A América Hispânica, com uma estrutura administrativa assaz complexa, repartida entre vice reinados, intendências, audiências, sedes de governo, etc, propiciou que a independência desta territorialidade a partir de meados do século XIX, arrancada à força de Madrid, bem diferente do caso brasileiro, e agregada em repúblicas, novamente diferente do império brasileiro, degenerasse em conflitos, cuja resolução se arrasta até à atualidade.

No caso da presente contenda, aquando do seu início, nem sequer se sabia se a parte do território em disputa era oriunda do antigo Vice-Reinado do Peru, ou do Vice-Reinado do Rio da Prata.

Tratava-se da região de Atacama, sem grande serventia como são habitualmente os desertos, até à altura em que se descobriu que era rico em guano e salitre, nitratos importantes como fertilizante para a agricultura, e o último, indispensável para o fabrico de explosivos.
A guerra teve duas fases distintas. Uma primeira que se estendeu de 1879 a 1881, que sendo travada no deserto, foi essencialmente naval. E o seu complemento, até 1883, no rendilhado pétreo dos Andes.

Dada as particularidades do litoral chileno, para o sucesso dos combates em terra, espremida esta, entre o oceano e a cordilheira andina, era essencial controlar e dominar a costa, único sítio de onde podiam chegar víveres, cavalos, água, e sobretudo armamento, para o exército peruano e boliviano, naquela altura a combater longe das suas terras.
As três marinhas, relativamente bem apetrechadas, com destaque para a chilena, fortemente assessorada, e até equipada, pelos ingleses, chefiada pelo Contra Almirante Juan Williams Rebolledo, filho do marinheiro Juan Williams, que tinha servido sob as ordens do lendário Thomas Cochrane, protagonizaram uma série de batalhas navais, com desfechos vários, mas que gradualmente foram dando supremacia ao Chile, que vencida esta primeira fase da guerra, pode então preparar a segunda e definitiva, e que apenas podia terminar com a capitulação de uma das partes.

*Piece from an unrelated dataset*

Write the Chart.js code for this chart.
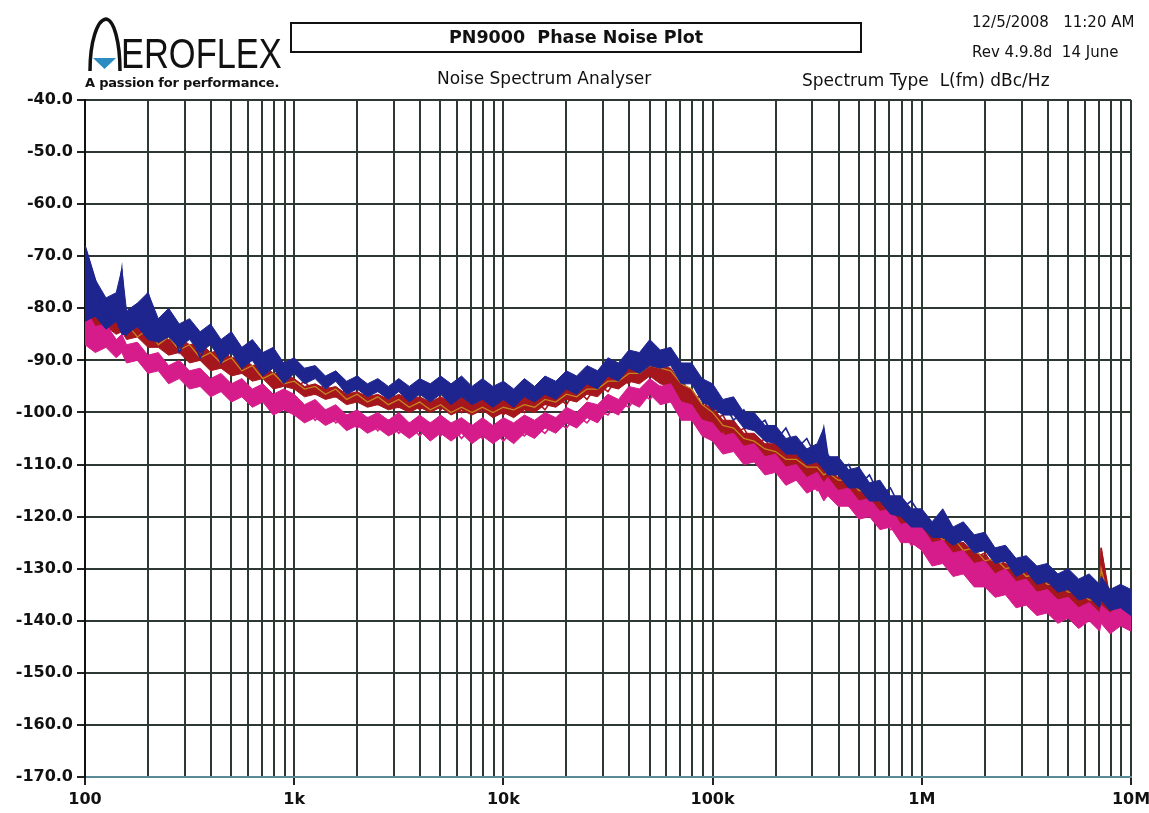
<!DOCTYPE html>
<html><head><meta charset="utf-8">
<script src="https://cdn.jsdelivr.net/npm/chart.js@4/dist/chart.umd.min.js"></script>
<style>
html,body{margin:0;padding:0;background:#fff;}
#wrap{position:relative;width:1149px;height:813px;overflow:hidden;}
#c{position:absolute;left:0;top:0;}
.t{position:absolute;font-family:'DejaVu Sans',sans-serif;color:#111;white-space:pre;line-height:1;}
#titlebox{position:absolute;left:290px;top:22px;width:568px;height:27px;border:2px solid #111;text-align:center;font-family:'DejaVu Sans',sans-serif;font-weight:bold;font-size:17.5px;line-height:27px;color:#111;white-space:pre;}
#logo{position:absolute;left:0;top:0;}
#brand{position:absolute;left:121px;top:33px;font-family:'Liberation Sans',Arial,sans-serif;font-size:42px;line-height:1;color:#111;transform:scaleX(0.82);transform-origin:0 0;white-space:pre;}
#tag{position:absolute;left:85px;top:76px;font-family:'DejaVu Sans',sans-serif;font-weight:bold;font-size:13px;line-height:1;color:#111;white-space:pre;letter-spacing:-0.2px;}
</style></head>
<body>
<div id="wrap">
<canvas id="c" width="1149" height="813"></canvas>
<svg id="logo" width="300" height="100">
  <path d="M 90 71 C 90 42, 97 20, 106 19 C 114 20, 120 42, 120 71" fill="none" stroke="#111" stroke-width="3.5"/>
  <polygon points="93,58 116,58 104.5,69" fill="#2a8cc0"/>
</svg>
<div id="brand">EROFLEX</div>
<div id="tag">A passion for performance.</div>
<div id="titlebox">PN9000  Phase Noise Plot</div>
<div class="t" style="left:972px;top:15px;font-size:15px;">12/5/2008   11:20 AM</div>
<div class="t" style="left:972px;top:45px;font-size:15px;">Rev 4.9.8d  14 June</div>
<div class="t" style="left:437px;top:70px;font-size:17px;">Noise Spectrum Analyser</div>
<div class="t" style="left:802px;top:72px;font-size:17px;">Spectrum Type  L(fm) dBc/Hz</div>
</div>
<script>
// ---- data ----
const freqs = [100,112,126,141,150,158,178,200,224,251,282,316,355,398,447,501,562,631,708,794,891,
1000,1120,1260,1410,1580,1780,2000,2240,2510,2820,3160,3550,3980,4470,5010,5620,6310,7080,7940,8910,
10000,11200,12600,14100,15800,17800,20000,22400,25100,28200,31600,35500,39800,44700,50100,56200,63100,70800,79400,89100,
100000,112000,126000,141000,158000,178000,200000,224000,251000,282000,316000,340000,355000,398000,447000,501000,562000,631000,708000,794000,891000,
1000000,1120000,1260000,1410000,1580000,1780000,2000000,2240000,2510000,2820000,3160000,3550000,3980000,4470000,5010000,5620000,6310000,7080000,7200000,7940000,8910000,
10000000];

// noisy trace readings (dBc/Hz)
const blueVals = [-68,-74.5,-83,-80,-72.5,-85,-81.5,-77,-84,-81,-88.5,-84.5,-89.5,-85.5,-90.5,-86.5,-91.5,-87.5,-92.5,-88.5,-93.5,
-91,-93.5,-91.5,-94,-92.5,-95,-93,-95.5,-94,-96.5,-94.5,-97,-94.5,-97.5,-94.5,-98,-94.5,-98,-95,-98.5,
-95.5,-98,-95,-97.5,-94.5,-97,-93.5,-96,-92.5,-95,-91,-93.5,-89.5,-92,-86.5,-90.5,-88.5,-93,-91.5,-96.5,
-99.5,-98,-101.5,-99.5,-103,-101.5,-105.5,-103,-107,-105,-109,-103,-108,-111.5,-110,-114,-112,-116,-114.5,-118.5,-117,
-120,-122.5,-119.5,-124,-122.5,-126,-124.5,-128,-126.5,-130,-128.5,-132,-130.5,-133.5,-131.5,-134.5,-132.5,-135.5,-133.5,-136.5,-134,
-137.5];
// noise band envelopes (upper / lower edge)
const blueHi = [-68,-74.5,-78,-77,-72.5,-80.5,-79,-77,-82,-80,-83,-82,-84.5,-83,-86,-84.5,-87.5,-86,-88.5,-87.5,-90.5,
-89.5,-91.5,-91,-93,-92,-94,-93,-94.5,-93.5,-95,-93.5,-95,-93.5,-94.5,-93,-94.5,-93,-95,-93.5,-95,
-94,-95.5,-93.5,-95,-93,-94,-92,-93,-91,-92,-89.5,-90.5,-88,-88.5,-86,-88,-87.5,-90.5,-90.5,-93.5,
-94.5,-97.5,-97,-100,-100,-102.5,-102.5,-105,-104.5,-107,-106,-103,-108.5,-108.5,-111,-110.5,-113.5,-113,-116,-116,-118.5,
-118.5,-121,-118.5,-122,-121,-123.5,-123,-126,-125.5,-128,-127.5,-129.5,-129,-131,-130,-132,-131,-133,-131.5,-134,-133,
-134];
const blueLo = [-82.5,-81.5,-84,-82.5,-85,-85,-83.5,-86,-86.5,-85.5,-87.5,-86,-88.5,-87,-90,-88.5,-91.5,-90,-93,-91.5,-94.5,
-92.5,-94.5,-93.5,-95.5,-94,-96.5,-95.5,-97,-96,-97.5,-96,-98,-96.5,-98,-96.5,-98.5,-97,-98.5,-97.5,-99,
-97.5,-99,-97,-98,-96.5,-97.5,-95.5,-96.5,-94.5,-95.5,-93,-94,-91.5,-92.5,-91,-91.5,-91,-94.5,-94.5,-98,
-99,-100.5,-100.5,-103,-103.5,-105.5,-106,-108,-108,-110,-109.5,-111,-112,-112,-114.5,-114.5,-117,-117,-119.5,-120,-122,
-122,-124,-124,-125.5,-124.5,-127,-126.5,-129,-128.5,-131.5,-130.5,-133,-132.5,-134.5,-134,-136,-135.5,-137.5,-136,-138,-137.5,
-139];

const redVals = [-79.5,-83,-81,-84,-82,-85,-83,-86.5,-84.5,-88,-86,-89.5,-87.5,-90.5,-88.5,-91.5,-90,-93,-91,-94,-92.5,
-95.5,-94,-96.5,-94.5,-97,-95.5,-97.5,-96,-98.5,-96.5,-99,-97,-99.5,-97.5,-99.5,-97.5,-100,-98,-100,-98,
-100.5,-98,-100,-97.5,-99.5,-96.5,-98.5,-95.5,-97.5,-94.5,-96,-93,-94.5,-91.5,-93,-90.5,-94,-93.5,-97,-97,
-101.5,-100.5,-104.5,-103,-106.5,-105,-108.5,-107,-110,-108.5,-111.5,-110.5,-112,-111.5,-114.5,-113.5,-116.5,-115.5,-119,-118,-121.5,
-121.5,-124.5,-123.5,-126,-125,-128,-127,-130,-128.5,-131,-130,-133,-132,-134.5,-133,-136,-134.5,-137,-126,-137.5,-136,
-138];
const redHi = [-78.5,-80.5,-80.5,-82,-81.5,-83,-82.5,-84.5,-84,-86,-85.5,-87,-86.5,-88.5,-88,-89.5,-89.5,-91,-90.5,-92.5,-92.5,
-93.5,-95,-94.5,-95.5,-95,-96.5,-96,-97,-96.5,-97.5,-96.5,-97.5,-97,-98,-97,-98,-97,-98.5,-97.5,-98.5,
-97.5,-98,-96.5,-97,-95.5,-96,-94.5,-95,-93.5,-94,-92,-92.5,-90.5,-91,-89.5,-91,-91.5,-94.5,-95.5,-98.5,
-99,-101.5,-101.5,-104,-104,-106,-106,-108,-108,-110,-109.5,-111,-110.5,-112.5,-112.5,-114.5,-115,-117,-117,-119.5,-119.5,
-121,-123,-123,-125,-125,-127,-127.5,-129,-129,-130.5,-130,-131.5,-131,-132.5,-132,-134,-133.5,-135,-126,-135.5,-135,
-136];
const redLo = [-82.5,-84,-83.5,-85,-84.5,-86,-85.5,-87.5,-87.5,-89,-88.5,-90.5,-90,-92,-91.5,-93,-92.5,-94,-93.5,-95.5,-95,
-95.5,-97,-96.5,-97.5,-97,-98.5,-98,-99,-98.5,-99.5,-99,-100,-99,-100,-99,-100.5,-99.5,-100.5,-99.5,-101,
-100,-101,-99.5,-100,-98.5,-99,-97.5,-98,-96.5,-97,-95,-95.5,-94,-94.5,-93,-94.5,-95,-98,-99,-102,
-103,-105,-105.5,-107.5,-107.5,-109.5,-109.5,-111.5,-111.5,-113,-112.5,-114,-113.5,-115.5,-115.5,-117.5,-118,-120.5,-120.5,-123,-123,
-124.5,-126.5,-126.5,-128.5,-128.5,-130.5,-131,-132.5,-132.5,-134,-133.5,-135,-134.5,-136,-135.5,-137.5,-137,-138.5,-138,-139,-138.5,
-139.5];

const brownVals = [-81,-80,-83.5,-82,-84,-83,-85.5,-84,-87,-85.5,-88,-87,-89.5,-88.5,-90.5,-89.5,-92,-91,-93.5,-92.5,-94.5,
-94,-95.5,-95,-96.5,-95.5,-97.5,-96.5,-98,-97,-98.5,-97.5,-99,-98,-99.5,-98.5,-100,-99,-100,-99,-100,
-99,-99.5,-98.5,-99,-97.5,-98,-96.5,-97,-95.5,-95.5,-94,-94,-92.5,-92.5,-91,-91.5,-92,-94.5,-95.5,-98.5,
-100,-102.5,-103,-105,-105.5,-107,-107.5,-109,-109,-110.5,-110.5,-112,-111.5,-113,-113,-115,-115,-117,-117.5,-119.5,-120,
-122,-122,-124.5,-124,-126.5,-126,-128.5,-128,-130,-129.5,-131.5,-131,-133,-133,-134.5,-134.5,-136,-136,-130,-137,-137.5,
-135];

const magentaVals = [-83,-87.5,-85.5,-88.5,-87,-90,-88.5,-92,-90,-93.5,-91.5,-95,-93,-96,-94.5,-97,-95.5,-98.5,-96.5,-99.5,-97.5,
-100.5,-99,-101.5,-99.5,-102,-100.5,-103,-101,-103.5,-101.5,-104,-102,-104.5,-102,-104.5,-102.5,-105,-102.5,-105,-103,
-105.5,-103,-104.5,-102.5,-104,-101.5,-103,-100.5,-102,-99.5,-100.5,-98,-99,-96,-97.5,-95,-98,-98,-101,-101.5,
-105,-104,-107,-106.5,-109,-108.5,-111,-110.5,-113,-112.5,-115,-113.5,-115.5,-115,-118,-117,-120,-119.5,-122.5,-122,-125.5,
-124.5,-128,-127,-130.5,-129,-132,-131,-134,-132.5,-135.5,-134.5,-137,-136,-139,-137.5,-140,-138.5,-141,-139,-141,-139.5,
-141.5];
const magentaHi = [-80,-83.5,-83,-86,-85,-87,-86.5,-89,-88.5,-91,-90,-92,-91.5,-93.5,-92.5,-94.5,-93.5,-95.5,-94.5,-96.5,-95.5,
-96.5,-98.5,-97.5,-99.5,-98.5,-100.5,-99.5,-101,-100,-101.5,-100,-102,-100.5,-102,-100.5,-102,-101,-102.5,-101,-102.5,
-101,-102,-100.5,-101.5,-100,-101,-99,-100,-98,-98.5,-96.5,-97.5,-95,-95.5,-93.5,-95,-94.5,-98,-98.5,-101.5,
-102,-104.5,-104,-106.5,-106,-108.5,-108,-110.5,-110,-112.5,-111.5,-113.5,-112.5,-115,-114.5,-117,-116.5,-119,-118.5,-121.5,-121,
-122,-125,-124.5,-127,-126.5,-129,-128.5,-131,-130,-132.5,-132,-134.5,-134,-136,-135.5,-137.5,-136.5,-138.5,-137,-138.5,-137,
-138];
const magentaLo = [-87,-88.5,-87.5,-89.5,-88.5,-90.5,-90,-92.5,-92,-94.5,-93.5,-95.5,-95,-97,-96,-98,-97,-99,-98,-100.5,-99.5,
-100.5,-102,-101,-102.5,-101.5,-103.5,-102.5,-104,-103,-104.5,-103.5,-105,-103.5,-105.5,-104,-105.5,-104,-106,-104.5,-106,
-104.5,-106,-104,-105,-103,-104,-102,-103,-101,-102,-99.5,-100.5,-98,-99,-96.5,-98.5,-98,-101.5,-101.5,-104.5,
-105.5,-108,-107.5,-110,-109.5,-112,-111.5,-114,-113,-115.5,-114.5,-117,-116,-118,-118,-120.5,-120,-122.5,-122,-125,-125,
-126.5,-129.5,-129,-131.5,-131,-133.5,-133.5,-135.5,-135,-137.5,-137,-139,-138.5,-140.5,-139.5,-141.5,-140,-142,-140.5,-142.5,-141,
-142];

const xDecades = [100,1000,10000,100000,1000000,10000000];
const xTickLabels = ['100','1k','10k','100k','1M','10M'];
const xMultipliers = [1,2,3,4,5,6,7,8,9];
const yMin = -170, yMax = -40, yStep = 10;

// ---- chart ----
const pts = vals => freqs.map((f,i)=>({x:f,y:vals[i]}));
const gridCol = '#2e3833';
const tickFont = {family:"'DejaVu Sans', sans-serif", weight:'bold', size:16};
const C = {blue:'#1f258e', red:'#a5161d', brown:'#c4861e', mag:'#d61c8b'};
const band = (hi, lo, col, ord) => [
  {data:pts(hi), borderWidth:1, borderColor:col, fill:false, order:ord},
  {data:pts(lo), borderWidth:1, borderColor:col, backgroundColor:col, fill:'-1', order:ord}
];

new Chart(document.getElementById('c'), {
  type:'line',
  data:{datasets:[
    {label:'Trace 1', data:pts(blueVals), borderColor:C.blue, borderWidth:1.6, order:1},
    ...band(blueHi, blueLo, C.blue, 1.1),
    {label:'Trace 4', data:pts(magentaVals), borderColor:C.mag, borderWidth:1.6, order:2},
    ...band(magentaHi, magentaLo, C.mag, 2.1),
    {label:'Trace 3', data:pts(brownVals), borderColor:C.brown, borderWidth:1.3, order:2.5},
    {label:'Trace 2', data:pts(redVals), borderColor:C.red, borderWidth:1.6, order:3},
    ...band(redHi, redLo, C.red, 3.1)
  ]},
  options:{
    responsive:false, animation:false, devicePixelRatio:1,
    elements:{point:{radius:0}, line:{tension:0}},
    layout:{padding:{top:100,right:18,left:0,bottom:0}},
    plugins:{legend:{display:false}, tooltip:{enabled:false}},
    scales:{
      x:{
        type:'logarithmic', min:100, max:10000000, position:'bottom',
        afterBuildTicks:(s)=>{
          const t=[];
          xDecades.forEach(d=>{ xMultipliers.forEach(m=>{ const v=d*m; if(v<=10000000) t.push({value:v}); }); });
          s.ticks=t;
        },
        afterFit:(s)=>{ s.height=36; s.paddingLeft=0; s.paddingRight=0; },
        ticks:{autoSkip:false, maxRotation:0, minRotation:0, color:'#111', font:tickFont, padding:5,
          callback:(v)=>{ const i=xDecades.indexOf(v); return i>=0?xTickLabels[i]:''; }},
        grid:{color:gridCol, lineWidth:2, drawTicks:true, tickLength:8,
          tickColor:(ctx)=> (ctx.tick && xDecades.indexOf(ctx.tick.value)>=0) ? '#222' : 'rgba(0,0,0,0)'},
        border:{display:true, color:'#5a8a96', width:2}
      },
      y:{
        type:'linear', min:yMin, max:yMax,
        afterFit:(s)=>{ s.width=85; s.paddingTop=0; s.paddingBottom=0; },
        ticks:{stepSize:yStep, color:'#111', font:tickFont, padding:4,
          callback:(v)=> Number(v).toFixed(1)},
        grid:{color:gridCol, lineWidth:2, tickLength:8, tickColor:'#222'},
        border:{display:true, color:'#111', width:2}
      }
    }
  }
});
</script>
</body></html>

O cenário de guerra mudou radicalmente, e o exército chileno, uma vez mais melhor preparado que o dos seus dois adversários, empreendeu a subida dos Andes e rumou ao norte, apenas parando com a entrada em Lima, capital do Peru, ainda em 1881.

Dois anos depois, e após batalhas cruentas, na selva, nas serras, em pântanos, e ainda mais uma vez no mar, a guerra terminava.
A guerra marítima foi seguida atentamente pelas potências navais da altura, como os almirantados britânicos, norte-americanos e franceses, tanto no que respeita a batalhas como a embarcações, ou a outros episódios, como o célebre protótipo de um submarino peruano.
Em Ancon, em 1883, o Chile e o Peru, fizeram as pazes, à custa do segundo que perdeu para o primeiro, Arica e Tacma.

Mas o Chile também perdia, porque tinha empenhado naquele conflito a sua potência militar e a sua estratégia política e diplomática, que precisamente naquela altura estavam particularmente envolvidas na reivindicação junto à Argentina de uma parte da Patagónia, e esta sim, se bem-sucedida, teria constituído uma reconfiguração territorial relevante.
Quanto à Bolívia, em 1884 celebrou a paz com o Chile, cedendo Antofagasta, e portanto, todo o acesso ao mar, retirando a sua marinha para o lago Titicaca, onde ainda hoje se encontra.

E agora quando no mesmo local, vejo os mesmos rapazes, com os vestígios da idade, a lançarem à água modelos sofisticadíssimos de veleiros, com controlos remotos que permitem todas as manobras possíveis na vela, que reproduzem tudo o que se passa com os barcos verdadeiros, até o enjoo, continuo a pensar nos meus queridos barcos -mesmo que também outros agora — que continuam prisioneiros do Titicaca.

O Chile, que talvez não saiba o que fazer com tanto litoral, e a Bolívia, sem litoral algum, duas nações soberanas, idóneas e responsáveis, têm vindo a manter relações com vista a resolver o problema.
E entretanto, vamos poder continuar a ler Luis Sepúlveda, no seu maravilhoso Patagónia Express.
O mar torna-se presente na brisa, que às vezes consegue dissipar o bafo húmido e quente que vem do interior.